● **What the exercise asks**: Exactly the lines from the one containing "Convert this chart to matplotlib code." through the one containing "FIG_W, FIG_H = 786, 581" are to be returned, please, without any pictures.

● **Input rows**:
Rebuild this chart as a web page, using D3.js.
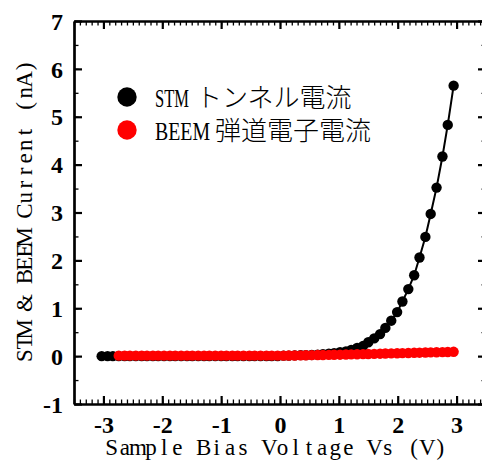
<!DOCTYPE html>
<html>
<head>
<meta charset="utf-8">
<script src="https://cdn.jsdelivr.net/npm/d3@7"></script>
<style>
  body { margin: 0; background: #fff; }
  .axis-title { font-family: "Liberation Serif", serif; font-size: 23px; fill: #000; }
  .legend-latin { font-family: "Liberation Serif", serif; font-size: 26px; fill: #000; }
  .legend-cjk { font-family: "Noto Sans CJK JP", sans-serif; font-size: 26px; font-weight: 300; fill: #000; }
</style>
</head>
<body>
<div id="chart"></div>
<script>
// sample bias voltage (V) of the STM curve
var stmVoltage = [-3.03, -2.93, -2.84, -2.74, -2.64, -2.55, -2.45, -2.35, -2.26, -2.16,
    -2.07, -1.97, -1.87, -1.78, -1.68, -1.58, -1.49, -1.39, -1.29, -1.20,
    -1.10, -1.00, -0.91, -0.81, -0.72, -0.62, -0.52, -0.43, -0.33, -0.23,
    -0.14, -0.04, 0.06, 0.15, 0.25, 0.35, 0.44, 0.54, 0.64, 0.73,
    0.83, 0.92, 1.02, 1.12, 1.21, 1.31, 1.41, 1.50, 1.60, 1.70,
    1.79, 1.89, 1.99, 2.08, 2.18, 2.28, 2.37, 2.47, 2.56, 2.66,
    2.76, 2.85, 2.95];
// STM tunnel current (nA)
var stmCurrent = [0, 0, 0, 0, 0, 0, 0, 0, 0, 0,
    0, 0, 0, 0, 0, 0, 0, 0, 0, 0,
    0, 0, 0, 0, 0, 0, 0, 0, 0, 0,
    0, 0, 0.01, 0.01, 0.015, 0.02, 0.02, 0.025, 0.03, 0.04,
    0.05, 0.06, 0.08, 0.10, 0.13, 0.17, 0.21, 0.29, 0.37, 0.46,
    0.59, 0.74, 0.92, 1.14, 1.40, 1.69, 2.06, 2.49, 2.97, 3.52,
    4.17, 4.83, 5.65];
// BEEM curve
var beemVoltage = [-2.74, -2.64, -2.55, -2.45, -2.35, -2.26, -2.16,
    -2.07, -1.97, -1.87, -1.78, -1.68, -1.58, -1.49, -1.39, -1.29, -1.20,
    -1.10, -1.00, -0.91, -0.81, -0.72, -0.62, -0.52, -0.43, -0.33, -0.23,
    -0.14, -0.04, 0.06, 0.15, 0.25, 0.35, 0.44, 0.54, 0.64, 0.73,
    0.83, 0.92, 1.02, 1.12, 1.21, 1.31, 1.41, 1.50, 1.60, 1.70,
    1.79, 1.89, 1.99, 2.08, 2.18, 2.28, 2.37, 2.47, 2.56, 2.66,
    2.76, 2.85, 2.95];
var beemCurrent = [0.01, 0.01, 0.01, 0.01, 0.01, 0.01, 0.01,
    0.01, 0.01, 0.01, 0.01, 0.01, 0.01, 0.01, 0.01, 0.01, 0.01,
    0.01, 0.01, 0.01, 0.01, 0.01, 0.01, 0.01, 0.01, 0.01, 0.01,
    0.01, 0.01, 0.01, 0.012, 0.014, 0.016, 0.018, 0.02, 0.022, 0.024,
    0.026, 0.028, 0.03, 0.033, 0.036, 0.039, 0.042, 0.045, 0.048, 0.051,
    0.054, 0.057, 0.06, 0.063, 0.066, 0.069, 0.072, 0.075, 0.078, 0.081,
    0.084, 0.087, 0.09];

var legendLatin = ["STM", "BEEM"];
var legendCjk = ["トンネル電流", "弾道電子電流"];
var legendColors = ["#000000", "#ff0000"];
var xTitle = "Sample Bias Voltage Vs (V)";
var yTitle = "STM & BEEM Current (nA)";

var width = 482, height = 461;

var svg = d3.select("#chart")
    .append("svg")
    .attr("width", width)
    .attr("height", height);

var x = d3.scaleLinear().domain([-3.5, 3.5]).range([74, 486]);
var y = d3.scaleLinear().domain([-1, 7]).range([404, 21]);

var stm = stmVoltage.map((v, i) => ({v: v, c: stmCurrent[i]}));
var beem = beemVoltage.map((v, i) => ({v: v, c: beemCurrent[i]}));

// minor ticks first, majors on top
function minor(axis, pos, ticks) {
    svg.append("g")
        .attr("transform", pos)
        .call(axis.tickValues(ticks).tickSize(-4.5).tickSizeOuter(0).tickFormat(""))
        .call(g => g.select(".domain").remove())
        .selectAll("line").attr("stroke-width", 1.3);
}
var xMinor = x.ticks(70);
var yMinor = y.ticks(16);
minor(d3.axisBottom(x), "translate(0,404)", xMinor);
minor(d3.axisTop(x), "translate(0,21)", xMinor);
minor(d3.axisLeft(y), "translate(74,0)", yMinor);
minor(d3.axisRight(y), "translate(486,0)", yMinor);

var xTicks = [-3, -2, -1, 0, 1, 2, 3];
var yTicks = [-1, 0, 1, 2, 3, 4, 5, 6, 7];

function major(axis, pos, labels) {
    var g = svg.append("g")
        .attr("transform", pos)
        .call(axis.tickSize(-8).tickSizeOuter(0).tickPadding(11));
    g.select(".domain").attr("stroke-width", 2.7);
    g.selectAll("line").attr("stroke-width", 2.2);
    if (!labels) g.selectAll("text").remove();
    g.selectAll("text")
        .style("font-family", "'Liberation Serif', serif")
        .style("font-weight", "bold")
        .style("font-size", "24px")
        .text(d => String(d)); // plain hyphen, as in the reference
    return g;
}
major(d3.axisBottom(x).tickValues(xTicks), "translate(0,404)", true)
    .selectAll("text").attr("dy", "0.75em");
major(d3.axisTop(x).tickValues(xTicks), "translate(0,21)", false);
major(d3.axisLeft(y).tickValues(yTicks), "translate(74,0)", true)
    .selectAll("text").attr("dy", "0.34em");
major(d3.axisRight(y).tickValues(yTicks), "translate(486,0)", false);

// STM curve
svg.append("path")
    .datum(stm)
    .attr("fill", "none")
    .attr("stroke", "#000")
    .attr("stroke-width", 2)
    .attr("d", d3.line().x(d => x(d.v)).y(d => y(d.c)));

svg.append("g")
    .selectAll("circle")
    .data(stm)
    .join("circle")
    .attr("cx", d => x(d.v))
    .attr("cy", d => y(d.c))
    .attr("r", 5.2)
    .attr("fill", "#000");

// BEEM curve
svg.append("path")
    .datum(beem)
    .attr("fill", "none")
    .attr("stroke", "#ff0000")
    .attr("stroke-width", 2)
    .attr("d", d3.line().x(d => x(d.v)).y(d => y(d.c)));

svg.append("g")
    .selectAll("circle")
    .data(beem)
    .join("circle")
    .attr("cx", d => x(d.v))
    .attr("cy", d => y(d.c))
    .attr("r", 5.2)
    .attr("fill", "#ff0000");

// legend
var legend = svg.append("g");
var rows = legend.selectAll("g")
    .data(legendLatin)
    .join("g")
    .attr("transform", (d, i) => `translate(127,${97 + i * 33})`);
rows.append("circle")
    .attr("r", 9.7)
    .attr("fill", (d, i) => legendColors[i]);
var label = rows.append("text")
    .attr("y", 9.5);
label.append("tspan")
    .attr("class", "legend-latin")
    .attr("x", 28)
    .attr("textLength", (d, i) => i == 0 ? 34 : 55)
    .attr("lengthAdjust", "spacingAndGlyphs")
    .text(d => d);
label.append("tspan")
    .attr("class", "legend-cjk")
    .attr("x", (d, i) => i == 0 ? 69 : 88)
    .text((d, i) => legendCjk[i]);

// axis titles: serif glyphs on a fixed monospace pitch, like the original font
var pitch = 13.15;
function cells(str, center) {
    var start = center - str.length * pitch / 2;
    return str.split("").map((c, i) => (start + pitch * (i + 0.5)).toFixed(1)).join(" ");
}

svg.append("text")
    .attr("class", "axis-title")
    .attr("x", cells(xTitle, 276))
    .attr("y", 455)
    .attr("text-anchor", "middle")
    .text(xTitle);

svg.append("text")
    .attr("class", "axis-title")
    .attr("transform", "translate(32,211) rotate(-90)")
    .attr("x", cells(yTitle, 0))
    .attr("y", 0)
    .attr("text-anchor", "middle")
    .text(yTitle);
</script>
</body>
</html>
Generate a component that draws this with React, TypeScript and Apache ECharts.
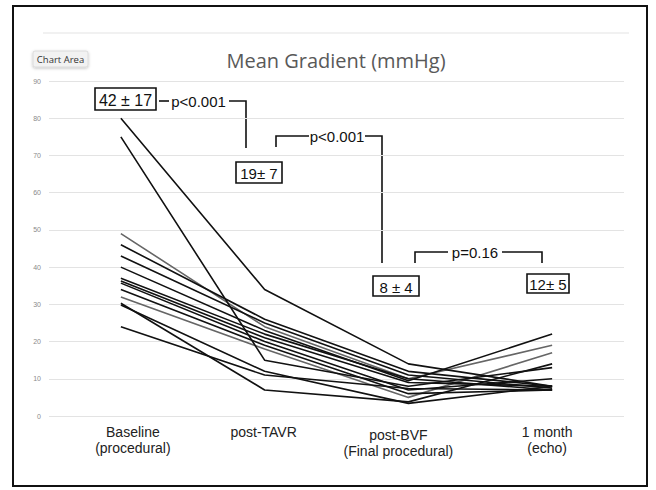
import React, { useEffect, useRef } from "react";
import * as echarts from "echarts";

const categories = ["Baseline\n(procedural)", "post-TAVR", "post-BVF\n(Final procedural)", "1 month\n(echo)"];
const yTicks = [0, 10, 20, 30, 40, 50, 60, 70, 80, 90];

// one array per patient: baseline, post-TAVR, post-BVF, 1 month
const p1 = [80, 34, 14, 8];
const p2 = [75, 15, 8, 13];
const p3 = [49, 24, 10, 19];
const p4 = [46, 26, 12, 8];
const p5 = [43, 25, 11, 7.5];
const p6 = [40, 23, 9.5, 22];
const p7 = [37, 22, 10, 7];
const p8 = [36.3, 21, 9, 8];
const p9 = [35.7, 20, 7, 10];
const p10 = [34, 19, 6, 7];
const p11 = [32, 18, 5, 17];
const p12 = [30.3, 7, 3.8, 14];
const p13 = [29.8, 12, 3.4, 8];
const p14 = [24, 11, 7.4, 7];
const patients = [p1, p2, p3, p4, p5, p6, p7, p8, p9, p10, p11, p12, p13, p14];
const grayPatients = [2, 10];

const title = "Mean Gradient (mmHg)";
const statLabels = ["42 ± 17", "19± 7", "8 ± 4", "12± 5"];
const pLabels = ["p<0.001", "p<0.001", "p=0.16"];

export default function App() {
  const ref = useRef<HTMLDivElement>(null);
  useEffect(() => {
    const chart = echarts.init(ref.current!, null, { renderer: "svg" });
    const font = "'Liberation Sans', Arial, sans-serif";
    const labelShift = [
      { padding: [0, 0, 0, 24] },
      { padding: [0, 2, 0, 0] },
      { padding: [3, 20, 0, 0] },
      { padding: [0, 10, 0, 0] },
    ];
    const box = (x: number, y: number, w: number, h: number, text: string, fs: number) => ({
      type: "group",
      children: [
        { type: "rect", shape: { x, y, width: w, height: h }, style: { fill: "#fff", stroke: "#111", lineWidth: 1.6 } },
        {
          type: "text",
          x: x + w / 2,
          y: y + h / 2 + 1,
          style: { text, fill: "#111", font: `${fs}px ${font}`, textAlign: "center", textVerticalAlign: "middle" },
        },
      ],
    });
    const pText = (x: number, y: number, text: string) => ({
      type: "text",
      x,
      y,
      style: { text, fill: "#111", font: `15px ${font}`, textAlign: "center", textVerticalAlign: "middle" },
    });
    const pl = (points: number[][]) => ({
      type: "polyline",
      shape: { points },
      style: { stroke: "#111", lineWidth: 1.6, fill: "none" },
    });
    chart.setOption({
      animation: false,
      backgroundColor: "#fff",
      grid: { left: 49, right: 32, top: 81, bottom: 74 },
      xAxis: {
        type: "category",
        boundaryGap: true,
        data: categories.map((c, i) => ({ value: c, textStyle: labelShift[i] })),
        axisLine: { show: false },
        axisTick: { show: false },
        axisLabel: { color: "#222", fontSize: 14, fontFamily: font, lineHeight: 16, margin: 8, interval: 0 },
      },
      yAxis: {
        type: "value",
        min: yTicks[0],
        max: yTicks[yTicks.length - 1],
        interval: 10,
        axisLine: { show: false },
        axisTick: { show: false },
        axisLabel: { color: "#8a8a8a", fontSize: 7, fontFamily: font, margin: 8 },
        splitLine: { lineStyle: { color: "#e3e3e3", width: 1 } },
      },
      series: patients.map((d, i) => ({
        type: "line",
        data: d,
        symbol: "none",
        lineStyle: { color: grayPatients.includes(i) ? "#666" : "#111", width: 1.6 },
        z: grayPatients.includes(i) ? 2 : 3,
      })),
      graphic: [
        { type: "rect", shape: { x: 13, y: 6, width: 634, height: 480 }, style: { fill: "none", stroke: "#111", lineWidth: 2 }, silent: true },
        { type: "line", shape: { x1: 43, y1: 33, x2: 629, y2: 33 }, style: { stroke: "#e3e3e3", lineWidth: 1 } },
        {
          type: "text",
          x: 336,
          y: 60,
          style: { text: title, fill: "#595959", font: "20px 'Open Sans', sans-serif", textAlign: "center", textVerticalAlign: "middle" },
        },
        {
          type: "group",
          children: [
            {
              type: "rect",
              shape: { x: 33, y: 51, width: 55, height: 16, r: 2 },
              style: { fill: "#f2f2f2", stroke: "#d5d5d5", lineWidth: 0.8, shadowBlur: 3, shadowColor: "rgba(0,0,0,0.25)", shadowOffsetY: 1 },
            },
            {
              type: "text",
              x: 60.5,
              y: 59.5,
              style: { text: "Chart Area", fill: "#333", font: "9.5px 'Open Sans', sans-serif", textAlign: "center", textVerticalAlign: "middle" },
            },
          ],
        },
        box(95, 88, 61, 22, statLabels[0], 16),
        box(236, 162, 46, 21, statLabels[1], 15),
        box(373, 276, 46, 20, statLabels[2], 15),
        box(527, 274, 42, 19, statLabels[3], 15),
        pl([[159, 101], [169, 101]]),
        pText(198.5, 101, pLabels[0]),
        pl([[229, 101], [246, 101], [246, 148]]),
        pl([[276, 147], [276, 136], [309, 136]]),
        pText(337, 136, pLabels[1]),
        pl([[365, 136], [382, 136], [382, 263]]),
        pl([[415, 263], [415, 252], [448, 252]]),
        pText(475, 252, pLabels[2]),
        pl([[502, 252], [542, 252], [542, 263]]),
      ],
    });
    return () => chart.dispose();
  }, []);
  return <div ref={ref} style={{ position: "absolute", left: 0, top: 0, width: 656, height: 490 }} />;
}
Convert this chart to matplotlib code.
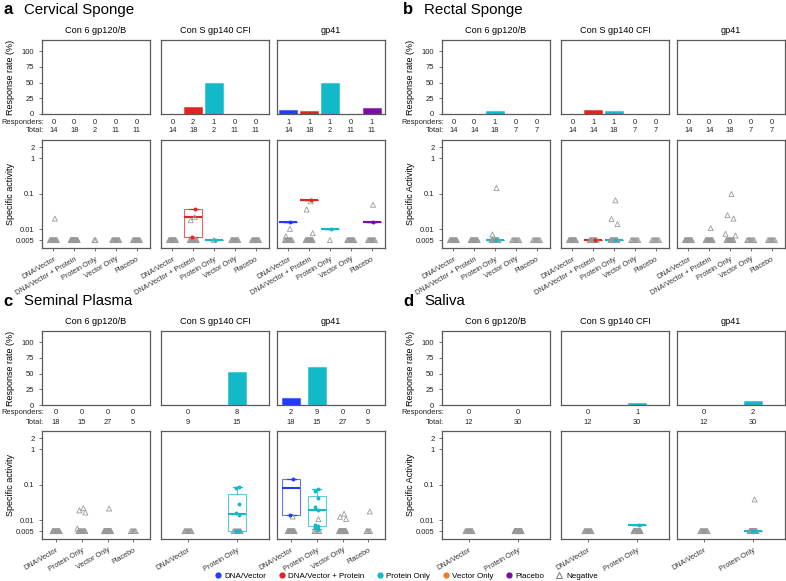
import numpy as np
import matplotlib
matplotlib.use("Agg")
import matplotlib.pyplot as plt
from matplotlib.lines import Line2D

plt.rcParams["font.family"] = ["Liberation Sans", "DejaVu Sans"]
plt.rcParams["font.size"] = 6

FIG_W, FIG_H = 786, 581

# ------------------------------------------------------------
# data
# ------------------------------------------------------------
ANTIGENS = ["Con 6 gp120/B", "Con S gp140 CFI", "gp41"]
FLOOR = 0.005  # negatives sit at the detection floor

AB_GROUPS = ["DNA/Vector", "DNA/Vector + Protein", "Protein Only", "Vector Only", "Placebo"]
C_GROUPS = ["DNA/Vector", "Protein Only", "Vector Only", "Placebo"]
DC_GROUPS = ["DNA/Vector", "Protein Only"]

# a  Cervical Sponge
A_TOTAL = [[14, 18, 2, 11, 11], [14, 18, 2, 11, 11], [14, 18, 2, 11, 11]]
A_RESP = [[0, 0, 0, 0, 0], [0, 2, 1, 0, 0], [1, 1, 1, 0, 1]]
A_POS = [
    [[], [], [], [], []],
    [[], [0.037, 0.006], [0.005], [], []],
    [[0.016], [0.066], [0.010], [], [0.016]],
]
A_NEG = [
    [[0.020], [], [], [], []],
    [[], [0.022, 0.018], [], [], []],
    [[0.0103, 0.0064], [0.061, 0.036, 0.0078], [], [], [0.049]],
]

# b  Rectal Sponge
B_TOTAL = [[14, 14, 18, 7, 7], [14, 14, 18, 7, 7], [14, 14, 18, 7, 7]]
B_RESP = [[0, 0, 1, 0, 0], [0, 1, 1, 0, 0], [0, 0, 0, 0, 0]]
B_POS = [
    [[], [], [0.005], [], []],
    [[], [0.005], [0.005], [], []],
    [[], [], [], [], []],
]
B_NEG = [
    [[], [], [0.145, 0.0072], [], []],
    [[], [], [0.065, 0.0196, 0.014], [], []],
    [[], [0.0108], [0.098, 0.025, 0.020, 0.0075, 0.0067], [], []],
]

# c  Seminal Plasma
C_GROUP_SETS = [C_GROUPS, DC_GROUPS, C_GROUPS]
C_TOTAL = [[18, 15, 27, 5], [9, 15], [18, 15, 27, 5]]
C_RESP = [[0, 0, 0, 0], [0, 8], [2, 9, 0, 0]]
C_POS = [
    [[], [], [], []],
    [[], [0.088, 0.081, 0.029, 0.016, 0.0143, 0.005, 0.005, 0.005]],
    [[0.144, 0.0143], [0.075, 0.066, 0.042, 0.024, 0.020, 0.0073, 0.0069, 0.0065, 0.0056], [], []],
]
C_NEG = [
    [[], [0.022, 0.019, 0.0166, 0.0059], [0.0215], []],
    [[], []],
    [[0.0128], [0.0108], [0.0153, 0.0126, 0.011], [0.0177]],
]

# d  Saliva
D_TOTAL = [[12, 30], [12, 30], [12, 30]]
D_RESP = [[0, 0], [0, 1], [0, 2]]
D_POS = [[[], []], [[], [0.0076]], [[], [0.005, 0.005]]]
D_NEG = [[[], []], [[], []], [[], [0.0386]]]

GROUP_COLORS = {
    "DNA/Vector": "#1f3cff",
    "DNA/Vector + Protein": "#e02424",
    "Protein Only": "#12b9c9",
    "Vector Only": "#f47b2e",
    "Placebo": "#7b0f9f",
}
NEG_COLOR = "#999999"
FRAME = "#5a5a5a"

PANELS = [
    ("a", "Cervical Sponge", 0, 0, [AB_GROUPS] * 3, A_TOTAL, A_RESP, A_POS, A_NEG, "Specific activity"),
    ("b", "Rectal Sponge", 400, 0, [AB_GROUPS] * 3, B_TOTAL, B_RESP, B_POS, B_NEG, "Specific Activity"),
    ("c", "Seminal Plasma", 0, 291, C_GROUP_SETS, C_TOTAL, C_RESP, C_POS, C_NEG, "Specific activity"),
    ("d", "Saliva", 400, 291, [DC_GROUPS] * 3, D_TOTAL, D_RESP, D_POS, D_NEG, "Specific Activity"),
]

COL_LEFT = [42, 161, 277]
COL_W = 108
TOP_Y, TOP_H = 40, 74
BOT_Y, BOT_H = 140, 108


def add_ax(fig, x, y, w, h):
    return fig.add_axes([x / FIG_W, 1 - (y + h) / FIG_H, w / FIG_W, h / FIG_H])


def style_frame(ax):
    for sp in ax.spines.values():
        sp.set_color(FRAME)
        sp.set_linewidth(0.9)
    ax.tick_params(colors=FRAME, labelcolor="#222222", length=2, width=0.6, labelsize=5.5)


def box_stats(vals):
    v = np.asarray(vals, dtype=float)
    q1, med, q3 = np.percentile(v, [25, 50, 75], method="hazen")
    iqr = q3 - q1
    lo = v[v >= q1 - 1.5 * iqr].min()
    hi = v[v <= q3 + 1.5 * iqr].max()
    return dict(med=med, q1=q1, q3=q3, whislo=lo, whishi=hi, fliers=[])


def main():
    fig = plt.figure(figsize=(FIG_W / 100, FIG_H / 100), dpi=100)

    for letter, title, ox, oy, group_sets, totals, resps, pos, neg, bot_label in PANELS:
        fig.text((ox + 3) / FIG_W, 1 - (oy + 10) / FIG_H, letter, fontsize=12,
                 fontweight="bold", va="center", ha="left")
        fig.text((ox + 24) / FIG_W, 1 - (oy + 10) / FIG_H, title, fontsize=10.8,
                 va="center", ha="left")

        for k, antigen in enumerate(ANTIGENS):
            groups = group_sets[k]
            n = len(groups)
            xs = np.arange(n)
            xlim = (-0.55, n - 0.35)
            ppu = COL_W / (xlim[1] - xlim[0])  # pixels per x unit
            bw = 18 / ppu

            # ---------- response rate bars ----------
            ax_t = add_ax(fig, ox + COL_LEFT[k], oy + TOP_Y, COL_W, TOP_H)
            style_frame(ax_t)
            for i, g in enumerate(groups):
                r, t = resps[k][i], totals[k][i]
                if r > 0:
                    ax_t.bar(xs[i], 100.0 * r / t, width=bw, color=GROUP_COLORS[g],
                             edgecolor=GROUP_COLORS[g] + "80", linewidth=0.8)
                for val, dy in ((r, -8), (t, -17)):
                    ax_t.annotate(str(val), xy=(xs[i], 0), xycoords=("data", "axes fraction"),
                                  xytext=(0, dy), textcoords="offset pixels",
                                  ha="center", va="center", fontsize=5.4, color="#222222")
            ax_t.set_xlim(*xlim)
            ax_t.set_ylim(0, 118)
            ax_t.set_xticks([])
            ax_t.set_yticks([0, 25, 50, 75, 100])
            ax_t.set_title(antigen, fontsize=6.6, pad=5)

            # ---------- specific activity ----------
            ax_b = add_ax(fig, ox + COL_LEFT[k], oy + BOT_Y, COL_W, BOT_H)
            style_frame(ax_b)
            ax_b.set_yscale("log")
            for i, g in enumerate(groups):
                c = GROUP_COLORS[g]
                extra = neg[k][i]
                n_floor = totals[k][i] - resps[k][i] - len(extra)
                if n_floor > 0:
                    half = min(3.5, 0.6 * (n_floor - 1)) / ppu
                    offs = np.linspace(-half, half, n_floor) if n_floor > 1 else np.zeros(1)
                    ax_b.scatter(xs[i] + offs, np.full(n_floor, FLOOR), marker="^", s=13,
                                 facecolors="none", edgecolors=NEG_COLOR, linewidths=0.6, zorder=3)
                if extra:
                    offs = np.array([(-1) ** j * (1.5 + j) for j in range(len(extra))]) / ppu
                    ax_b.scatter(xs[i] + offs, extra, marker="^", s=13, facecolors="none",
                                 edgecolors=NEG_COLOR, linewidths=0.6, zorder=3)
                vals = pos[k][i]
                if vals:
                    st = box_stats(vals)
                    ax_b.bxp([st], positions=[xs[i]], widths=bw, capwidths=bw * 0.5,
                             showfliers=False, patch_artist=False, manage_ticks=False,
                             boxprops=dict(color=c, alpha=0.7, linewidth=0.8),
                             whiskerprops=dict(color=c, alpha=0.7, linewidth=0.8),
                             capprops=dict(color=c, alpha=0.9, linewidth=0.9),
                             medianprops=dict(color=c, linewidth=1.5))
                    offs = np.array([(-1) ** j * 1.5 for j in range(len(vals))]) / ppu
                    ax_b.scatter(xs[i] + offs, vals, s=8, color=c, zorder=4, linewidths=0)
            ax_b.set_xlim(*xlim)
            ax_b.set_ylim(0.003, 3.2)
            ax_b.set_yticks([0.005, 0.01, 0.1, 1, 2])
            ax_b.set_yticklabels(["0.005", "0.01", "0.1", "1", "2"])
            ax_b.minorticks_off()
            ax_b.set_xticks(xs)
            ax_b.set_xticklabels(groups, rotation=30, ha="right", rotation_mode="anchor",
                                 fontsize=5.2, color="#333333")

            if k == 0:
                ax_t.set_ylabel("Response rate (%)", fontsize=6.5)
                ax_t.yaxis.set_label_coords(-0.25, 0.5)
                ax_b.set_ylabel(bot_label, fontsize=6.5)
                ax_b.yaxis.set_label_coords(-0.25, 0.5)
                ax_t.annotate("Responders:", xy=(0, 0), xycoords="axes fraction",
                              xytext=(2, -8), textcoords="offset pixels",
                              ha="right", va="center", fontsize=5.4, color="#222222")
                ax_t.annotate("Total:", xy=(0, 0), xycoords="axes fraction",
                              xytext=(2, -17), textcoords="offset pixels",
                              ha="right", va="center", fontsize=5.4, color="#222222")
            else:
                ax_t.tick_params(axis="y", left=False, labelleft=False)
                ax_b.tick_params(axis="y", left=False, labelleft=False)

    # legend
    handles = [Line2D([], [], marker="o", linestyle="none", markersize=4.5,
                      markerfacecolor=GROUP_COLORS[g], markeredgecolor="none")
               for g in AB_GROUPS]
    handles.append(Line2D([], [], marker="^", linestyle="none", markersize=5,
                          markerfacecolor="none", markeredgecolor="#777777", markeredgewidth=0.7))
    labels = AB_GROUPS + ["Negative"]
    fig.legend(handles, labels, loc="center", bbox_to_anchor=(406 / FIG_W, 1 - 576 / FIG_H),
               ncol=6, frameon=False, fontsize=5.8, handletextpad=0.3, columnspacing=1.4,
               handlelength=1.0)

    fig.savefig("out.png", dpi=100)
    plt.close(fig)


if __name__ == "__main__":
    main()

● **Expected answer**:
Convert this chart to matplotlib code.
import numpy as np
import matplotlib
matplotlib.use("Agg")
import matplotlib.pyplot as plt
from matplotlib.lines import Line2D

plt.rcParams["font.family"] = ["Liberation Sans", "DejaVu Sans"]
plt.rcParams["font.size"] = 6

FIG_W, FIG_H = 786, 581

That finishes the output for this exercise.